The Yogacara schedule, on paper, looked rigorous, and they weren’t lying!
A quick run-down of the day’s itinerary:
6.15 - 7.45am - Yoga practice
7.45 - 8.30am - Silent Breakfast
8.30 - 12pm - Class (15 minute break at 10.30am)
12 - 1.30pm - Lunch
1.30 - 6pm - Class (15 minute break at 3.30pm)
6 - 7.15pm - Dinner
7.15 - 9pm - Class
Our morning yoga practice would be led by one of our course teachers each day different from the last and gave us an opportunity to learn by watching/experiencing them in action.
Concluding practice, it was time for silent breakfast (my first mental challenge of the course). As someone who is very much a morning person and enjoys interaction over breakfast, this was initially quite difficult. However, being able to sit in silence and enjoy Kalani’s amazing breakfast was my first step out of my comfort zone.
The silent meals brought my first learning of the course. Being able to just sit outside in nature, listening to the sounds of the outdoors and others around you, suddenly brought the flavours and textures of the food to life that little bit more. It’s also amazing how much communication can be achieved through eyesight alone!
It is here where I feel it is worth mentioning the impressive food operation at Kalani. Breakfast was a range of oats, grains, eggs, fruit and salad bar along with local coffee and drinks. The lunch menu, options of meat, vegetarian, vegan, gluten free as well as the salad bar. Dinner, much like lunch, although each menu different from the last and dinner included a homemade dessert (usually gluten free, but they would have fooled me every time!)
Each menu prepared, cooked and served by both staff and volunteers, greeting you with a warming smile and thanked with a traditional “Mahalo”. In keeping with Kalani’s mission to sustain the local ecosystem, all food waste was added to a compost bin, everything recycled, ready to be used again in some way.
Following breakfast, we were up into our first class of the day. Either Yoga philosophy or Asanas (physical postures), taught by either of our superb Yogacara teachers, Juan and Ally. In class we would dive into the yoga world, whether it was the philosophy, history and morals or the anatomical and psychological benefits, postures, sequencing, adjustments; we were in a constant state of learning.
Our hour and thirty lunches gave us the opportunity to perhaps walk around the centre, or down to the seafront location known as “The Point” or even a quick dip in the pool, clothing optional (yes, clothing optional!).
Back into class before dinner being served. Finally finishing the days curriculum at 9pm, leaving us with a little free time for the evening. For the majority, it meant relaxing in bed. For others, we would choose to relax in the pool and hot tub under the mesmerising starry sky. A chance to unwind from a packed day and recoup before we woke up and did it all again.

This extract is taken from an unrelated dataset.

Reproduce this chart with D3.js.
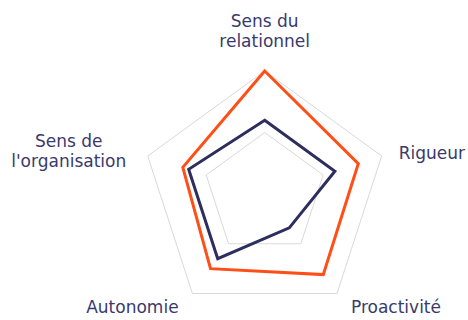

Kalani, Hawaii, and especially my course-mates, now have a special place in my heart. Having not only fed my body so well, but my mind and soul too. It’s incredible to see the change I have witnessed in myself.
Over the duration of the course, I was able to be the person I wanted to be, not adapting my personality to my environment or being someone else just to ‘fit in’. I was just me.
From being fairly closed off about my emotions, and not sharing some of my deepest thoughts with people, especially those I had just met. To opening up and participating in hug breaks and dance parties that became an everyday occurrence (I highly recommend it!).
This is just the beginning of my new personal growth and this experience (and environment) was far from anything I had ever been through before. Very far from the cricket field!
Not only have I learnt more about the world of yoga, but I learnt even more about myself and how I can help others.
Something I am looking forward to doing more of in the future.